You’ve seen how rookie investors crash and burn. You’ve seen the bullish spikes and the bearish dips. Not only that, but you know that cryptocurrencies are volatile. You just know buying digital assets is inherently risky.
And you certainly know there’s a ton of money to be made in the crypto market if you play the game right. Especially as cryptocurrencies, like Bitcoin and Ethereum, continue to seep into our mainstream culture and their popularity grows.
So, how do you balance the risks and rewards while investing safely in cryptocurrencies?
The answer is simple:
You become a smart investor.
There are many things smart investors do to make sure they’re getting the most out of their cryptocurrency investments. But there are also a few things smart crypto investors NEVER do.

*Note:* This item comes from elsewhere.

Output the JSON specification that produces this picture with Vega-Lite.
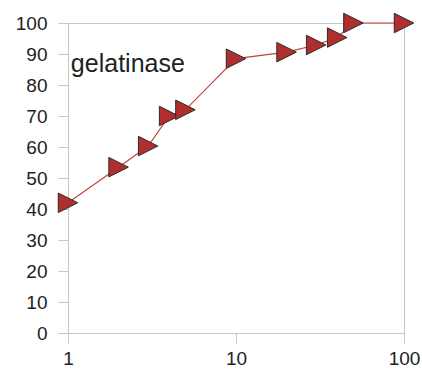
{
  "$schema": "https://vega.github.io/schema/vega-lite/v6.json",
  "width": 336,
  "height": 310,
  "autosize": {"type": "none"},
  "padding": {"left": 68, "top": 23, "right": 18, "bottom": 39},
  "background": "white",
  "config": {
    "view": {"stroke": "#cbc4c4", "strokeWidth": 1},
    "axis": {
      "grid": false,
      "domainColor": "#cbc4c4",
      "tickColor": "#cbc4c4",
      "tickSize": 10,
      "labelFont": "Liberation Sans",
      "labelFontSize": 19,
      "labelColor": "#222222",
      "labelOverlap": false,
      "title": null
    }
  },
  "datasets": {
    "pts": [
      {"x": 1, "y": 42},
      {"x": 2, "y": 53.5},
      {"x": 3, "y": 60.3},
      {"x": 4, "y": 70},
      {"x": 5, "y": 72},
      {"x": 10, "y": 88.5},
      {"x": 20, "y": 90.6},
      {"x": 30, "y": 92.9},
      {"x": 40, "y": 95.3},
      {"x": 50, "y": 100},
      {"x": 100, "y": 100}
    ],
    "lab": [{"x": 1.04, "y": 84.2, "t": "gelatinase"}]
  },
  "encoding": {
    "x": {"field": "x", "type": "quantitative", "scale": {"type": "log", "domain": [1, 100], "nice": false},
          "axis": {"values": [1, 10, 100], "tickSize": 10, "labelPadding": 6, "labelFlush": false, "format": "d", "labelOverlap": false}},
    "y": {"field": "y", "type": "quantitative", "scale": {"domain": [0, 100], "nice": false},
          "axis": {"values": [0, 10, 20, 30, 40, 50, 60, 70, 80, 90, 100], "tickSize": 10, "labelPadding": 11, "labelOverlap": false}}
  },
  "layer": [
    {
      "data": {"name": "pts"},
      "mark": {"type": "line", "color": "#c8403c", "strokeWidth": 1.2}
    },
    {
      "data": {"name": "pts"},
      "mark": {"type": "point", "shape": "M-1,-1L1,0L-1,1Z", "size": 380, "filled": true, "fill": "#b12e2e", "stroke": "#2a2a2a", "strokeWidth": 1, "opacity": 1}
    },
    {
      "data": {"name": "lab"},
      "mark": {"type": "text", "align": "left", "baseline": "alphabetic", "font": "Liberation Sans", "fontSize": 25, "color": "#222222"},
      "encoding": {
        "text": {"field": "t"}
      }
    }
  ]
}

In my humble opinion, these are the top four things that smart investors DON’T do with their crypto.
1. They don’t invest more than they can afford to lose
This is the #1 rule to invest wisely.
Whether it’s in crypto, stocks, or whatever asset fancies your interests. You should only invest an amount of money that you are okay with losing 100%.
This way, when the market dips (and it will dip) you don’t have to worry about it too much because you know you can afford to lose what you put in.
On the upside, if the crypto market is performing exceptionally well, then you’re making returns on the money you put in. Either way, you’re still in the green.
2. They don’t FOMO into investments
FOMO, or the Fear Of Missing Out, is a real thing.
It affects many people’s investment decisions. And FOMO doesn’t just haunt retail investors in the crypto industry. It’s everywhere.